Task instructions:
Extract all lines containing "with".

***** Data extract *****

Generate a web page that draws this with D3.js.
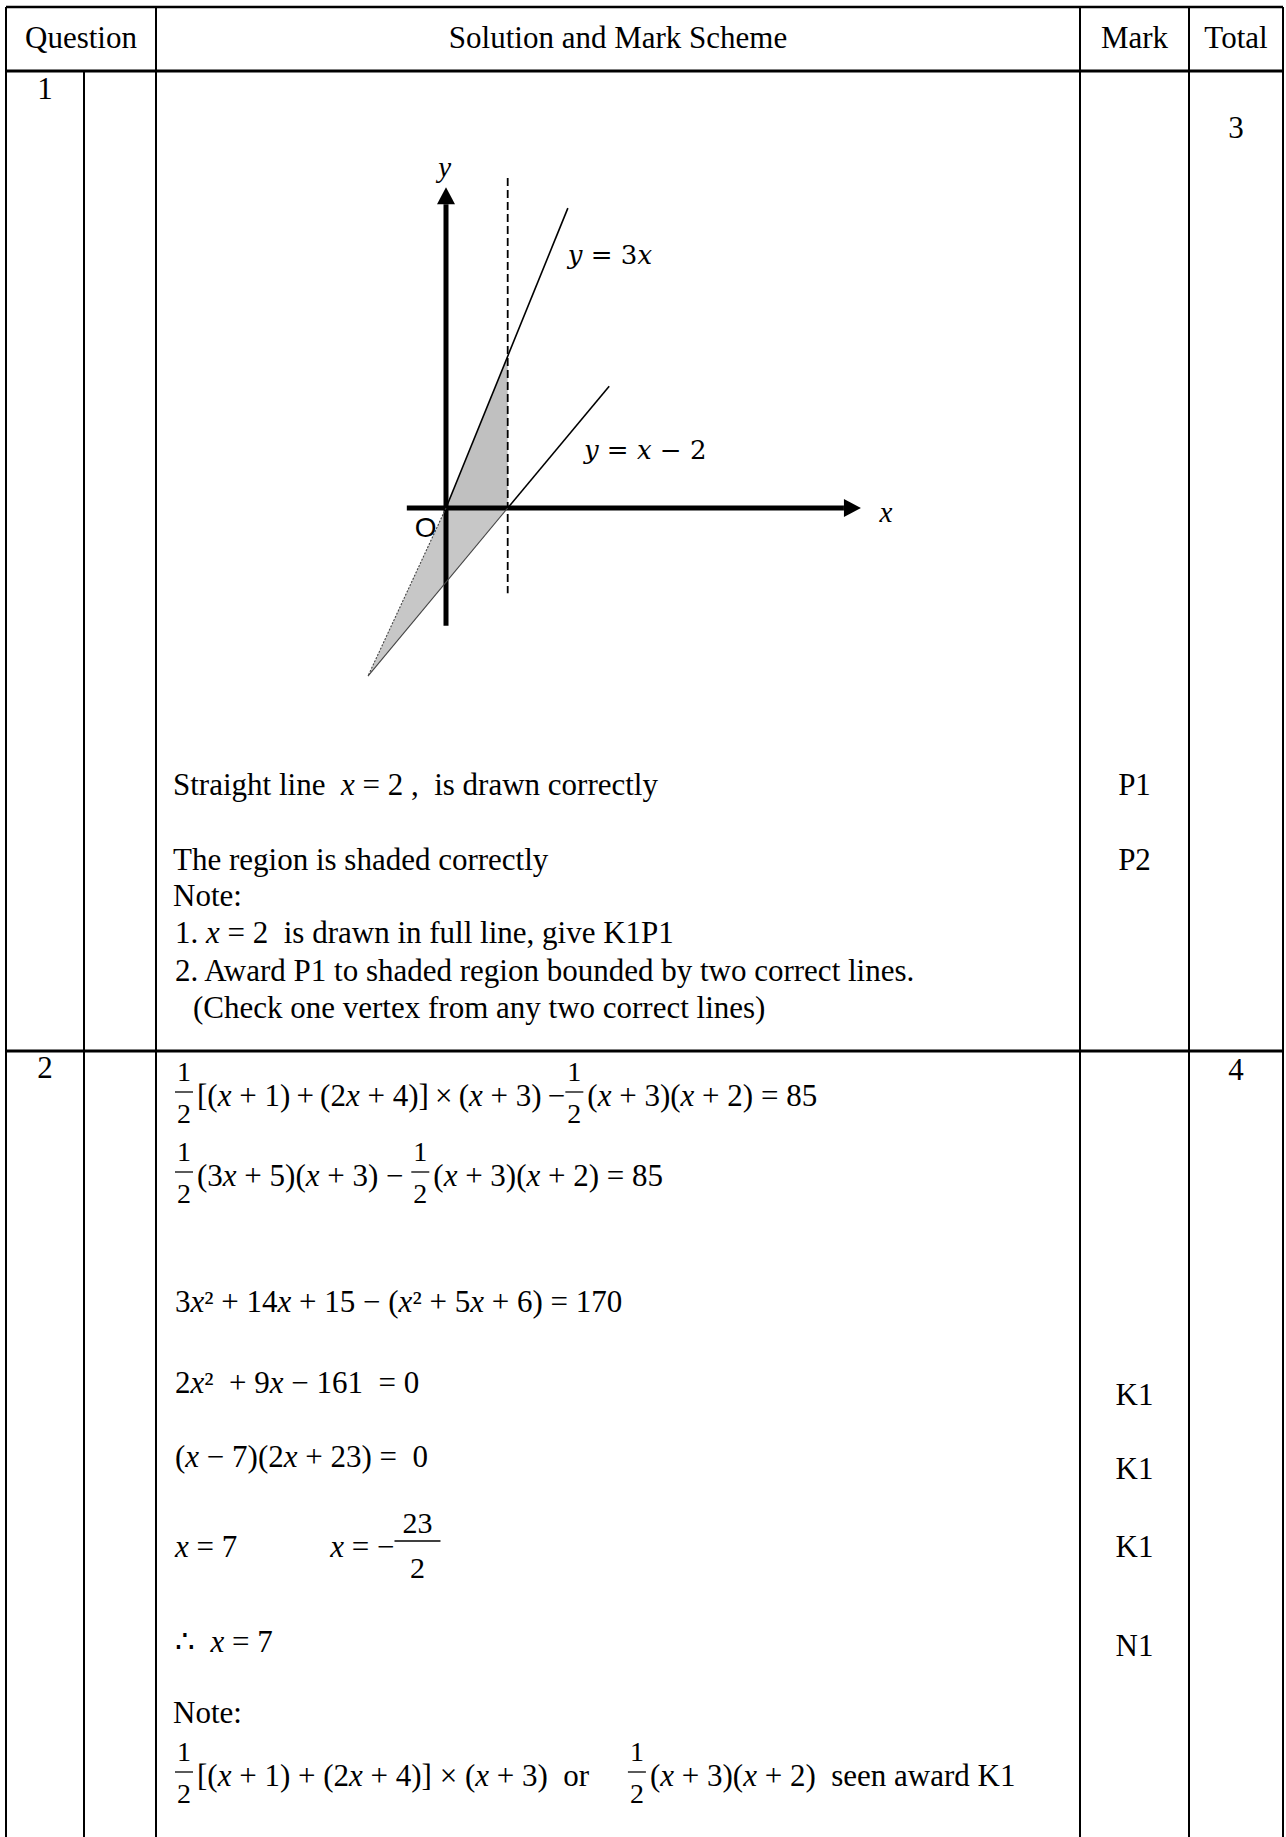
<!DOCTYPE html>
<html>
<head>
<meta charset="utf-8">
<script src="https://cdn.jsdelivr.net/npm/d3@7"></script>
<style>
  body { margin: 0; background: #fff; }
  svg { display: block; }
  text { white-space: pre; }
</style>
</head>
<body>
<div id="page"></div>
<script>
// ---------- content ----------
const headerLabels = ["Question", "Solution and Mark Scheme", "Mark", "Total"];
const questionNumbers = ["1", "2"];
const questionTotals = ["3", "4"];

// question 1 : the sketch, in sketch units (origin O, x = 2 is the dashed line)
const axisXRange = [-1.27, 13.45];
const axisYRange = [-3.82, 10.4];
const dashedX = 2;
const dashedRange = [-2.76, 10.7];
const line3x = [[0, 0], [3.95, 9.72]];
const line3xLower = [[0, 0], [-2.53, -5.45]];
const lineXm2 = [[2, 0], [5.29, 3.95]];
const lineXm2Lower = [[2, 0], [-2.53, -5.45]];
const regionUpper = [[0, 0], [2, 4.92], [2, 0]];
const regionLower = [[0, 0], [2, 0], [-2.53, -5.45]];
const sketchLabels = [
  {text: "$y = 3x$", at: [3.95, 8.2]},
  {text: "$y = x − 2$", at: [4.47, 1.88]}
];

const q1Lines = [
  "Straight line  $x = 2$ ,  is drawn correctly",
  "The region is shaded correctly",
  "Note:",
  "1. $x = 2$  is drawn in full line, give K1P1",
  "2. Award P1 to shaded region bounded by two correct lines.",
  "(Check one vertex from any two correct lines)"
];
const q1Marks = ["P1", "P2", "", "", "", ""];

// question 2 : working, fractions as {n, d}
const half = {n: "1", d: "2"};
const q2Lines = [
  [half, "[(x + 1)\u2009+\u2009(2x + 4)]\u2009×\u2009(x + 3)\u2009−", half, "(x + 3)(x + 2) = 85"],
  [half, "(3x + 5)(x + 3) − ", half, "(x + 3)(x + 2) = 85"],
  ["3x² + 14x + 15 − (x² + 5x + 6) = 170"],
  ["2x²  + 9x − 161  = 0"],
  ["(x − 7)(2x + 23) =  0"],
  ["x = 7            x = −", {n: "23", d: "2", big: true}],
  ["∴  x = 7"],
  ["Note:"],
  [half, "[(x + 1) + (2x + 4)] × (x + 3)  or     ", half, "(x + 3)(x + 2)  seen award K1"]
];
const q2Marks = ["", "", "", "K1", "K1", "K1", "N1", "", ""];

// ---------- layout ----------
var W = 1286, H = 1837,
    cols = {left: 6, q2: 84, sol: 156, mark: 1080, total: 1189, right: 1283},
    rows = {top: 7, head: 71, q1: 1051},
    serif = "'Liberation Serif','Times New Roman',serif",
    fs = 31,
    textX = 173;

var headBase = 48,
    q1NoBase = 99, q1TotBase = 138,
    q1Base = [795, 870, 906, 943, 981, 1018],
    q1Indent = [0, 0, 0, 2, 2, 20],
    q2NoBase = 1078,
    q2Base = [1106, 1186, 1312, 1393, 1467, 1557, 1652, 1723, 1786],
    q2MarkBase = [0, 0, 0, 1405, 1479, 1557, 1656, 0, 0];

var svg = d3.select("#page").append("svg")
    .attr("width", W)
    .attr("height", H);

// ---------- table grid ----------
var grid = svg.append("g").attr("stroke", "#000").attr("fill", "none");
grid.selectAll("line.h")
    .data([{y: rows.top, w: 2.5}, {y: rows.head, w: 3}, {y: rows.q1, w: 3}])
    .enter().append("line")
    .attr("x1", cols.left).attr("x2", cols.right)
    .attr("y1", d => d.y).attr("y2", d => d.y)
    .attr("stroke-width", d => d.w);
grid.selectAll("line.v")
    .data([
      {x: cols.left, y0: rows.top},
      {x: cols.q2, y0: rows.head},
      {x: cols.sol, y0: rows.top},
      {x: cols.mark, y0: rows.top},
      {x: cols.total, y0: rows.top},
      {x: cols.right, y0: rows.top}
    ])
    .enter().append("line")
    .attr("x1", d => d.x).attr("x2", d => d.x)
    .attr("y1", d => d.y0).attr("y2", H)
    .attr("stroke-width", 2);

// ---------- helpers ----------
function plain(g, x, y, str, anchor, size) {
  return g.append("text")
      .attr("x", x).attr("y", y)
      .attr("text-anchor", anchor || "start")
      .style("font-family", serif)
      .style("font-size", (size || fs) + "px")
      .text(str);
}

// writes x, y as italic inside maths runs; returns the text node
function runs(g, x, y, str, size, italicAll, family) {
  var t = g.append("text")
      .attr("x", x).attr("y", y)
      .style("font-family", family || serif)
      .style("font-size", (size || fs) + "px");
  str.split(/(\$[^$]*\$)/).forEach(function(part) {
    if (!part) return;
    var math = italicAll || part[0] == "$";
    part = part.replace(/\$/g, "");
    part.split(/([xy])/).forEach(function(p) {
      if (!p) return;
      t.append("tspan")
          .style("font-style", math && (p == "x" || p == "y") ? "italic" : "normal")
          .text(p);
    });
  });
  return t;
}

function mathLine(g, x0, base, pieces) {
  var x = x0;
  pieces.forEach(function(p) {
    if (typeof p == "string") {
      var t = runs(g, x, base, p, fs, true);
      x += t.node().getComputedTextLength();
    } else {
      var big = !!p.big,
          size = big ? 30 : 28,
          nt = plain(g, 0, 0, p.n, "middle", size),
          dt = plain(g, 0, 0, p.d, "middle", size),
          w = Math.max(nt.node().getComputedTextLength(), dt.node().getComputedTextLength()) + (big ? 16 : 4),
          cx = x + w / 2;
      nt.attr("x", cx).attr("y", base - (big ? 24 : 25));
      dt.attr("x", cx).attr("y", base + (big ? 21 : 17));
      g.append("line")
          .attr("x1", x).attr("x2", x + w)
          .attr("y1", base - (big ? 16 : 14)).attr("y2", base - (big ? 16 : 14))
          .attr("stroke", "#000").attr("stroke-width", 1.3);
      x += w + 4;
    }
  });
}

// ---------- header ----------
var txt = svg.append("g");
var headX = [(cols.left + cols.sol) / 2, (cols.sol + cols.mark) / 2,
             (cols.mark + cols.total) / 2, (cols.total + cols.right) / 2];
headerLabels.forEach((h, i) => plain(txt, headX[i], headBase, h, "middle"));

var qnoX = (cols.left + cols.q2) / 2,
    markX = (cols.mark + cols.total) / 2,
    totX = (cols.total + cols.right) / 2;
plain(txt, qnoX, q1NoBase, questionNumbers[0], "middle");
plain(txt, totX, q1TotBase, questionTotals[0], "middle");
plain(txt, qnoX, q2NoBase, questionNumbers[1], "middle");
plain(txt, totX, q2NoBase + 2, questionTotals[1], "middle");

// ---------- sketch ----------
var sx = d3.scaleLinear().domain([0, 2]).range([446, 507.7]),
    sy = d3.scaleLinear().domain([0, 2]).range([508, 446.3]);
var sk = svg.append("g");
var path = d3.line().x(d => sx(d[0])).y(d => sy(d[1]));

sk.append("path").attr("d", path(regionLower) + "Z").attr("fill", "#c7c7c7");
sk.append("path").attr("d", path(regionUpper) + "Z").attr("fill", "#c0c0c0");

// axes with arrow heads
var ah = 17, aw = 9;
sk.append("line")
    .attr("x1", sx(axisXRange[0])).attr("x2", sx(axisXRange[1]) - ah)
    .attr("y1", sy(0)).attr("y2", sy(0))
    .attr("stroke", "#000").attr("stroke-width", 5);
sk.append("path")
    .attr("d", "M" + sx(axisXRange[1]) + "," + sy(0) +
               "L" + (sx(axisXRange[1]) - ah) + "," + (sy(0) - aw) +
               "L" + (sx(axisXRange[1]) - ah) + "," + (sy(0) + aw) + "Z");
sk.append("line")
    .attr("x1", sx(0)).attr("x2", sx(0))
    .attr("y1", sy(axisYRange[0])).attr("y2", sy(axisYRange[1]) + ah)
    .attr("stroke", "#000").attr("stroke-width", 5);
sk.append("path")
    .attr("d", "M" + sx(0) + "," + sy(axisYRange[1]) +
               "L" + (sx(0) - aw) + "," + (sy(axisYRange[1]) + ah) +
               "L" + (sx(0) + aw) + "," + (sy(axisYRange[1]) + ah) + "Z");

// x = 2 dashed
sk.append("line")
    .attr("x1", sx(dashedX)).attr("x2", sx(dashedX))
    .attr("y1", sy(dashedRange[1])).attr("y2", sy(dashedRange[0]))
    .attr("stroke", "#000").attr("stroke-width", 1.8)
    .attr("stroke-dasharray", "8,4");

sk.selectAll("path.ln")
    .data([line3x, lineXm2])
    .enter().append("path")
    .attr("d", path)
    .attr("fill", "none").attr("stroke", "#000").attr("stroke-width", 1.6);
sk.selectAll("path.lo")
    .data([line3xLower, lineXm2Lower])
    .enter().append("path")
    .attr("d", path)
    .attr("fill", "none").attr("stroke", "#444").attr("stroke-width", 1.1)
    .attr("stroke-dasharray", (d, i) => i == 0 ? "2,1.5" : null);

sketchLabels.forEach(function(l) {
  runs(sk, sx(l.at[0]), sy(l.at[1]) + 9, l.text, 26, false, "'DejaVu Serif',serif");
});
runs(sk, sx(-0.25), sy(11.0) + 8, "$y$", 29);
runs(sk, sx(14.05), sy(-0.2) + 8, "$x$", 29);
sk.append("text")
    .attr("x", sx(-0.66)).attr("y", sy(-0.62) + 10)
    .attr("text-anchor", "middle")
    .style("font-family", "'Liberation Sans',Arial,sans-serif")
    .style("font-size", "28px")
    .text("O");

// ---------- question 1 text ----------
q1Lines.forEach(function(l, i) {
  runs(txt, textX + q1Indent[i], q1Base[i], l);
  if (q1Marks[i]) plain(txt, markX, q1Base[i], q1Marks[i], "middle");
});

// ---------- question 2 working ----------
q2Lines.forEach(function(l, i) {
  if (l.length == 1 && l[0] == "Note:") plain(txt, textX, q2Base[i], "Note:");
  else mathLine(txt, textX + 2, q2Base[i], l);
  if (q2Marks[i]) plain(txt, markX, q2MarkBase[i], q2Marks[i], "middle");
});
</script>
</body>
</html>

*****

Response to this exercise:
Generate a web page that draws this with D3.js.
// axes with arrow heads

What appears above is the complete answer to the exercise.